Take a quiet moment in your car 🚗. Close your eyes. Ask yourself what you are feeling. Annoyance. Tension. Hope. Dread. Whatever it is, name it. Think of this as warming up before the emotional marathon 🏃♀️.
Set a simple intention.
Not a Pinterest quote. Not a New Year resolution. Something like wanting to stay centered, wanting to stay kind without abandoning yourself, or simply wanting to leave feeling like yourself. This gives you a quiet anchor, so you do not get swept away by the chaos, or the opinions, or the side dish your cousin insists on calling a salad even though it is ninety percent marshmallow 🥗😐.
Portion your emotional energy.
You do not need to give every person the same amount of your attention. You are allowed to offer small servings to people who drain you and full servings to the people who feed your peace 💆♀️. Think of it like a holiday buffet. You would not fill your entire plate with the one casserole you hate out of obligation.
Strategic escapes are allowed.
Healthy coping is not glamorous. Sometimes it looks like standing in the bathroom staring at the wall for one whole minute 🚽😐. Sometimes it is helping in the kitchen. Sometimes it is stepping outside for fresh air 🌬️. These tiny exits keep you in your window of sanity.
Use micro resets throughout the day.
A slow breath. A sip of water. A grounding moment with the dog 🐶. You do not need a whole routine, just ten seconds of reconnecting.
Lower the performance pressure.
You do not need to be the perfect host, the perfect guest, or the perfect parent. Humans get tired. Humans get overstimulated. Humans get annoyed when someone brings up politics or asks why your kids are not in more activities 😵.
Remember you are allowed to feel how you feel.
You can be grateful and overwhelmed at the same time. You can love your family and still need a break. You can look forward to the holiday and still crave space halfway through. Feelings can stack like leftovers in the fridge 🧊🧺if we don’t tend to them.

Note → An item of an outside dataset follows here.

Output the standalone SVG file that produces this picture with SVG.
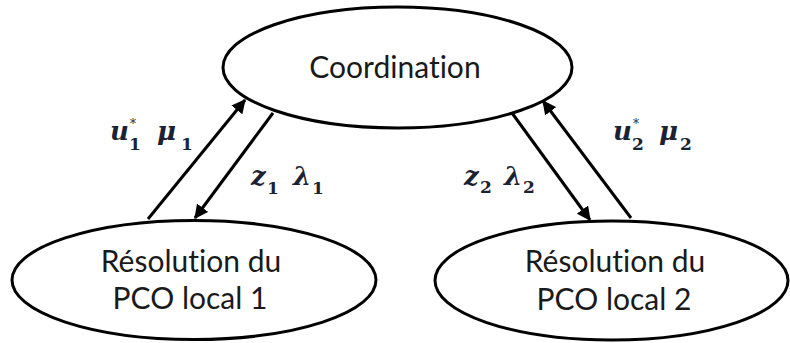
<svg xmlns="http://www.w3.org/2000/svg" width="790" height="343" viewBox="0 0 790 343">
<style>
.node{fill:#fff;stroke:#000;stroke-width:3}
.lbl{font-family:Lato,"Open Sans",sans-serif;font-size:30px;fill:#1a1a1a;text-anchor:middle;font-variant-ligatures:none}
.conn{stroke:#000;stroke-width:3;fill:none;marker-end:url(#arr)}
.m{font-family:"DejaVu Serif",serif;font-weight:bold;font-style:italic;font-size:26px;fill:#1b2233}
.s{font-family:"DejaVu Serif",serif;font-weight:bold;font-size:17px;fill:#1b2233}
.st{font-family:"DejaVu Serif",serif;font-size:12px;fill:#1b2233}
</style>
<defs>
<marker id="arr" viewBox="0 0 12 12" refX="11" refY="6" markerWidth="14" markerHeight="14" markerUnits="userSpaceOnUse" orient="auto">
<path d="M0,0 L12,6 L0,12 z" fill="#000"/>
</marker>
</defs>
<rect width="790" height="343" fill="#fff"/>
<g id="coordination">
<ellipse class="node" cx="397.5" cy="67.5" rx="174.5" ry="60.5"/>
<text class="lbl" x="395" y="78">Coordination</text>
</g>
<g id="pco1">
<ellipse class="node" cx="194" cy="280" rx="182" ry="59.5"/>
<text class="lbl" x="191" y="272">Résolution du</text>
<text class="lbl" x="190" y="309">PCO local 1</text>
</g>
<g id="pco2">
<ellipse class="node" cx="611.5" cy="280.5" rx="176.5" ry="59.5"/>
<text class="lbl" x="615" y="272">Résolution du</text>
<text class="lbl" x="614" y="310">PCO local 2</text>
</g>
<g id="connectors">
<line class="conn" x1="148" y1="219" x2="245" y2="100"/>
<line class="conn" x1="273" y1="113" x2="195" y2="218"/>
<line class="conn" x1="512" y1="113" x2="590" y2="220"/>
<line class="conn" x1="631" y1="218" x2="543" y2="101"/>
</g>
<g id="labels">
<text class="m" x="110" y="140">u</text>
<text class="st" x="130" y="128">*</text>
<text class="s" x="129" y="150">1</text>
<text class="m" x="157" y="140">μ</text>
<text class="s" x="181" y="150">1</text>
<text class="m" x="251" y="185">z</text>
<text class="s" x="267" y="194">1</text>
<text class="m" x="293" y="185">λ</text>
<text class="s" x="312" y="194">1</text>
<text class="m" x="464" y="185">z</text>
<text class="s" x="480" y="193">2</text>
<text class="m" x="504" y="185">λ</text>
<text class="s" x="523" y="193">2</text>
<text class="m" x="613" y="140">u</text>
<text class="st" x="633" y="128">*</text>
<text class="s" x="632" y="150">2</text>
<text class="m" x="659" y="140">μ</text>
<text class="s" x="680" y="150">2</text>
</g>
</svg>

I know it sounds like I am saying, “Don’t let it bother you or you can do it,” like these moments are simple or easy. They are not. These are hard things. Sometimes they feel impossible. But doing hard things does not mean abandoning yourself. It means navigating them with awareness instead of white knuckling your way through. It means validating yourself, hearing yourself, and reminding yourself that even when everything feels out of your control, you are still showing up for you. You matter, and what you need matters too 💛.
So, if you find yourself doing the things you would rather not do, remember you are not trying to be the holiday version of Mary Poppins. Nobody is handing out awards for perfect behavior 🏆. You are allowed to take care of yourself while you show up. Sometimes that looks like taking a breath, stepping outside for a minute, or topping off your wine before the conversation shifts to Cousin Hilary again 🍷.
And if it all goes sideways, remember, Christmas is right around the corner and we can always try again then 🎄. And do not forget, there is bound to be an episode of Friends on when you get home, and who does not love seeing Monica dancing around with the turkey on her head 🦃😂.